I was not as prepared as he was when thinking about the division of assets. I told him to let me mull over a few things this afternoon and I would let him know if I forgot anything. He also asked for the extra fridge we have downstairs and I told him that I would think about that as well.

Later that afternoon, I realized we forgot to include the apple MacBook pro ($3000 laptop we bought last year) in the division of assets. I was asking that we split 1500$ for the asset. He flew off the deep end a little calling me greedy and a lot worse. My favorite lying cheating whore... That one is his standby. Funny cause I wasn't the one who sought out others in our relationship. Anyway, the name calling got to me and I lost my cool a little. I'm sure that did not work in my favor at all.

However, this morning, I made it a point to pick at least one thing that he was being generous about and I actually came up with two things.

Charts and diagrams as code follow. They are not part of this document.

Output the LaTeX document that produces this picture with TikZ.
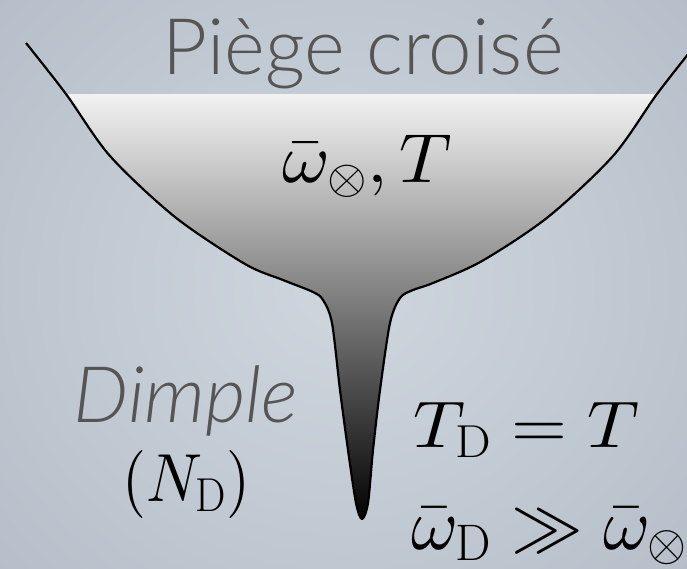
\documentclass[tikz,border=0pt]{standalone}
\usepackage{graphicx}
\usepackage{fontspec}
\IfFontExistsTF{Lato Light}{\setsansfont{Lato Light}}{\setsansfont{Lato}}
\usetikzlibrary{positioning}

% math fonts at any size
\DeclareFontShape{OML}{cmm}{m}{it}{<->cmmi10}{\skewchar\font'177}
\DeclareFontShape{OMS}{cmsy}{m}{n}{<->cmsy10}{\skewchar\font'60}
\DeclareFontShape{OMX}{cmex}{m}{n}{<->cmex10}{}
\DeclareFontShape{OT1}{cmr}{m}{n}{<->cmr10}{}

% math label squeezed into the box it has in the picture
\newcommand{\fitmath}[3]{\resizebox*{#1}{#2}{$#3$}}

\definecolor{bgin}{HTML}{CFD6DE}
\definecolor{bgout}{HTML}{B6BFC9}
\definecolor{labgray}{HTML}{555555}

\begin{document}
\begin{tikzpicture}[
    x=1pt, y=-1pt,
    %% big grey words (title and dimple name)
    word/.style={
        font=\sffamily\fontsize{78}{90}\selectfont,
        text=labgray, inner sep=0pt
    },
    %% the math labels
    mlab/.style={
        font=\fontsize{63}{70}\selectfont,
        text=black, inner sep=0pt, anchor=north west
    },
    %% the trap potential line
    potential/.style={line width=2.2pt, line join=round, black}
]

%%-------------------------------------------------------------- background
\useasboundingbox (0,0) rectangle (687,568);
\shade[inner color=bgin, outer color=bgout] (-120,-150) rectangle (807,718);

%%-------------------------------------------------------------- trap shape
\path[save path=\trappath]
    plot[smooth, tension=0.5] coordinates {
        (26,43) (66,94) (110,156) (175,217) (245,264) (283,280)
        (313,292) (323,300) (332,323) (340,390) (348,450) (356,503)
        (362,519)
        (368,503) (373,450) (380,390) (390,323) (400,298) (413,290)
        (433,283) (482,261) (548,217) (613,156) (657,94) (697,43)
    };

% filled part, from the level line down to the bottom of the dimple
\begin{scope}
    \clip[use path=\trappath];
    \shade[top color=gray!10, bottom color=black] (0,94) rectangle (687,522);
\end{scope}

\draw[potential, use path=\trappath];

%%-------------------------------------------------------------- labels
\node[word, anchor=base]  (title)   at (363,74)  {Piège croisé};
\node[word, anchor=base]  (dimple)  at (186,422) {\itshape Dimple};

\node[mlab]  (crossed) at (282,135) {\fitmath{170pt}{62pt}{\bar\omega_\otimes, T}};
\node[mlab]  (number)  at (122,450) {\fitmath{128pt}{68pt}{(N_\mathrm{D})}};
\node[mlab]  (temp)    at (413,402) {\fitmath{226pt}{55pt}{T_\mathrm{D} = T}};
\node[mlab]  (freq)    at (411,508) {\fitmath{276pt}{57pt}{\bar\omega_\mathrm{D} \gg \bar\omega_\otimes}};

\end{tikzpicture}
\end{document}
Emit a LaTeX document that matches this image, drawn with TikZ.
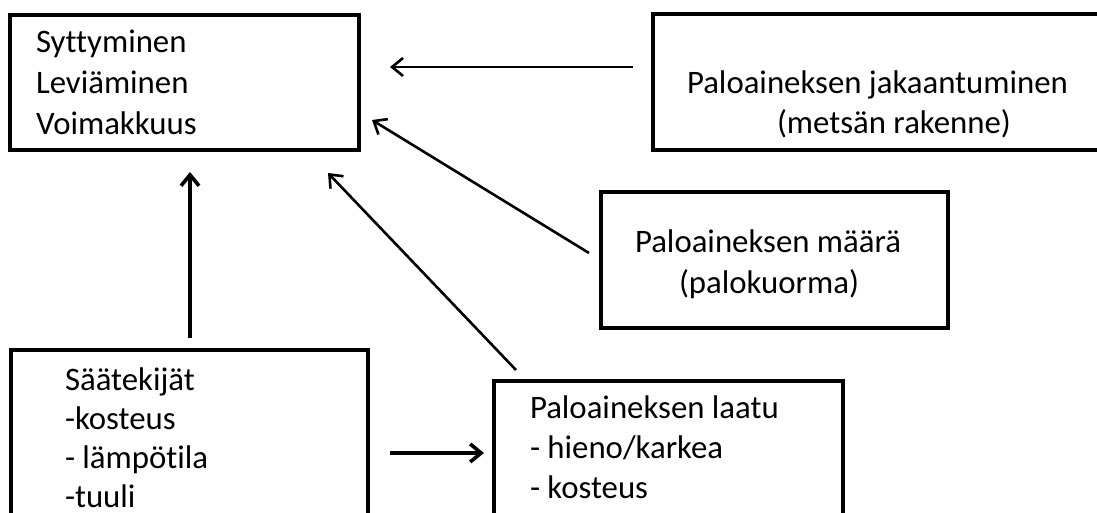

First, we split the houses. He is getting the lake house and I am getting the primary residence. He bought this house in 1997 and we didn't get married until 2003. So, I thought it would be nice to compliment him on his generosity. I told him I knew that he worked hard for it and I hated that he was losing it despite the fact that it is for the best interest of the kids. I told him his kindness was not being unnoticed.

The second thing I did was about the cat. He had a cat coming into this marriage and the cat is around 17 years old maybe a bit older. He doesn't get around as much and I know he loves this cat. So, I told him it was selfless of him to decide to leave the cat. That he probably would not have adjusted well to the new environment and if he decided to get an apartment to stay in closer to his work that it would have been hard on the cat to longer be able to roam wild and free. I thanked him for entrusting his care to me and that I would make sure he was well taken care of and comfortable for however much longer he was here.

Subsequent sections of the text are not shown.